[WRITTEN EXERCISE]
Collect every line that includes the string "React".

[GIVEN INFORMATION]
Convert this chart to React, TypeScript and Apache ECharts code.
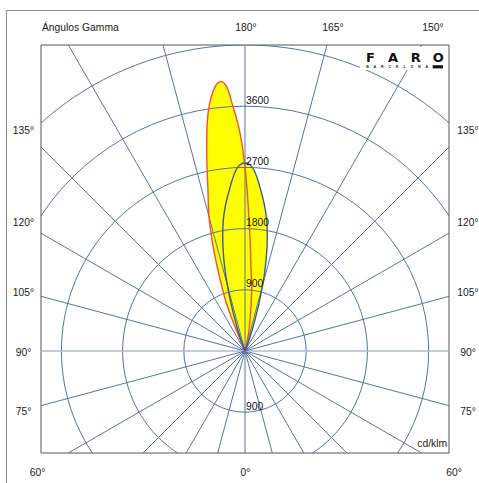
import React, { useEffect, useRef } from "react";
import * as echarts from "echarts";

// Polar grid (cd/klm rings) and radial gamma lines
const ringValues = [900, 1800, 2700, 3600, 4500, 5400];
const radialAngles = [0, 15, 30, 45, 60, 75, 90, 105, 120, 135, 150, 165, 180, 195, 210, 225, 240, 255, 270, 285, 300, 315, 330, 345];
const upperRingLabels = [900, 1800, 2700, 3600];
const lowerRingLabels = [900];

// Curve 1 (red outline) – angle from the upward (180°) direction, negative = left
const redAngles = [-23, -21.5, -19, -17, -15, -13, -11, -9, -7, -5.2, -4, -3, -2, -1, 0, 1, 2.6, 4, 6, 8, 11, 14];
const redCd = [0, 700, 1150, 1600, 2050, 2420, 2950, 3500, 3850, 3980, 3900, 3650, 3400, 3100, 2700, 2250, 1650, 1250, 940, 600, 300, 0];

// Curve 2 (blue outline)
const blueAngles = [-23, -20, -18, -16, -14, -12, -10, -8, -5.2, -2.5, 0, 2.5, 5.2, 8, 10, 12, 14, 16, 18, 20, 23];
const blueCd = [0, 200, 450, 800, 1200, 1560, 1870, 2120, 2420, 2690, 2765, 2690, 2420, 2120, 1870, 1560, 1200, 800, 450, 200, 0];

// Frame labels
const topLabels = [
  { t: "180°", x: 246 },
  { t: "165°", x: 333 },
  { t: "150°", x: 433 },
];
const sideLabels = [
  { t: "135°", y: 130 },
  { t: "120°", y: 222 },
  { t: "105°", y: 292 },
  { t: "90°", y: 352 },
  { t: "75°", y: 411 },
];
const bottomLabels = [
  { t: "60°", x: 37.5 },
  { t: "0°", x: 245.5 },
  { t: "60°", x: 454 },
];
const logoLetters = ["F", "A", "R", "O"];
const subLetters = ["B", "A", "R", "C", "E", "L", "O", "N", "A"];

const FONT = "'Liberation Sans', Arial, sans-serif";
const GRID_COLOR = "#5773a3";

function toXY(angleDeg: number, cd: number): [number, number] {
  const a = (angleDeg * Math.PI) / 180;
  return [cd * Math.sin(a), cd * Math.cos(a)];
}

function curveSeries(angles: number[], values: number[], mode: "fill" | "line", color: string, z: number) {
  return {
    type: "custom",
    z,
    silent: true,
    clip: true,
    data: [[0, 0]],
    renderItem: (_p: any, api: any) => {
      const pts = angles.map((a, i) => api.coord(toXY(a, values[i])));
      return {
        type: "polyline",
        shape: { points: pts, smooth: 0.35 },
        style:
          mode === "fill"
            ? { fill: "#ffff00", stroke: null }
            : { fill: null, stroke: color, lineWidth: 1.4 },
      };
    },
  };
}

export default function App() {
  const ref = useRef<HTMLDivElement>(null);
  useEffect(() => {
    if (!ref.current) return;
    const chart = echarts.init(ref.current, null, { renderer: "svg" });

    const graphics: any[] = [];
    graphics.push({
      type: "rect",
      z: 0,
      shape: { x: 6.5, y: 10.5, width: 520, height: 520 },
      style: { fill: "none", stroke: "#8c8c8c", lineWidth: 1 },
    });
    const txt = (t: string, x: number, y: number, align: string, size = 10.3, extra: any = {}) => ({
      type: "text",
      z: 50,
      x,
      y,
      style: {
        text: t,
        fill: "#1a1a1a",
        fontSize: size,
        fontFamily: FONT,
        align,
        verticalAlign: "middle",
        textAlign: align,
        textVerticalAlign: "middle",
        ...extra,
      },
    });
    graphics.push(txt("Ángulos Gamma", 42, 27.5, "left"));
    topLabels.forEach((l) => graphics.push(txt(l.t, l.x, 27.5, "center")));
    sideLabels.forEach((l) => {
      graphics.push(txt(l.t, 23.5, l.y, "center"));
      graphics.push(txt(l.t, 468, l.y, "center"));
    });
    bottomLabels.forEach((l) => graphics.push(txt(l.t, l.x, 472, "center")));
    graphics.push(txt("cd/klm", 447, 443.5, "right"));

    // logo
    graphics.push({
      type: "rect",
      z: 40,
      shape: { x: 360, y: 47, width: 88, height: 23 },
      style: { fill: "#ffffff" },
    });
    logoLetters.forEach((l, i) =>
      graphics.push(txt(l, 370.5 + i * 22.6, 57.5, "center", 13, { fontWeight: "bold", fill: "#111", fontFamily: "'DejaVu Sans', sans-serif" }))
    );
    subLetters.forEach((l, i) =>
      graphics.push(txt(l, 367.5 + i * 7.4, 67.2, "center", 3.6, { fontWeight: "bold", fill: "#222" }))
    );
    graphics.push({
      type: "rect",
      z: 50,
      shape: { x: 432.7, y: 65.2, width: 10.3, height: 3.2 },
      style: { fill: "#111" },
    });

    const option: any = {
      animation: false,
      backgroundColor: "#ffffff",
      grid: {
        left: 41,
        top: 45,
        width: 408,
        height: 408,
        show: true,
        borderColor: "#555555",
        borderWidth: 1,
        backgroundColor: "#ffffff",
        z: 0,
      },
      xAxis: { type: "value", min: -3000, max: 3000, show: false, splitLine: { show: false } },
      yAxis: { type: "value", min: -1500, max: 4500, show: false, splitLine: { show: false } },
      graphic: { elements: graphics },
      series: [
        curveSeries(redAngles, redCd, "fill", "#ef5236", 2),
        curveSeries(blueAngles, blueCd, "fill", "#3f5b8c", 2),
        {
          type: "custom",
          z: 3,
          silent: true,
          clip: true,
          data: ringValues.map((v) => [0, 0, v]),
          renderItem: (_p: any, api: any) => {
            const c = api.coord([0, 0]);
            const r = api.size([api.value(2), 0])[0];
            return {
              type: "circle",
              shape: { cx: c[0], cy: c[1], r },
              style: { fill: "none", stroke: GRID_COLOR, lineWidth: 1 },
            };
          },
        },
        {
          type: "custom",
          z: 3,
          silent: true,
          clip: true,
          data: radialAngles.map((a) => [0, 0, a]),
          renderItem: (_p: any, api: any) => {
            const a = api.value(2);
            const c = api.coord([0, 0]);
            // gamma 0° points down, 180° up
            const e = api.coord(toXY(180 - a, 9000));
            const horiz = a === 90 || a === 270;
            return {
              type: "line",
              shape: { x1: c[0], y1: c[1], x2: e[0], y2: e[1] },
              style: {
                stroke: horiz ? "#aebbd2" : GRID_COLOR,
                lineWidth: horiz ? 1.6 : 1,
              },
            };
          },
        },
        curveSeries(redAngles, redCd, "line", "#ef5236", 4),
        curveSeries(blueAngles, blueCd, "line", "#3f5b8c", 4),
        {
          type: "custom",
          z: 6,
          silent: true,
          data: [
            ...upperRingLabels.map((v) => [0, v, v]),
            ...lowerRingLabels.map((v) => [0, -v, v]),
          ],
          renderItem: (_p: any, api: any) => {
            const p = api.coord([api.value(0), api.value(1)]);
            return {
              type: "text",
              x: p[0] + 1,
              y: p[1] - 6,
              style: {
                text: String(api.value(2)),
                fill: "#111111",
                fontSize: 10.3,
                fontFamily: FONT,
                align: "left",
                verticalAlign: "middle",
              },
            };
          },
        },
      ],
    };
    chart.setOption(option);
    return () => chart.dispose();
  }, []);
  return (
    <div
      ref={ref}
      style={{ position: "fixed", left: 0, top: 0, width: 479, height: 483, background: "#fff" }}
    />
  );
}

[OUTPUT BELOW]
Convert this chart to React, TypeScript and Apache ECharts code.
import React, { useEffect, useRef } from "react";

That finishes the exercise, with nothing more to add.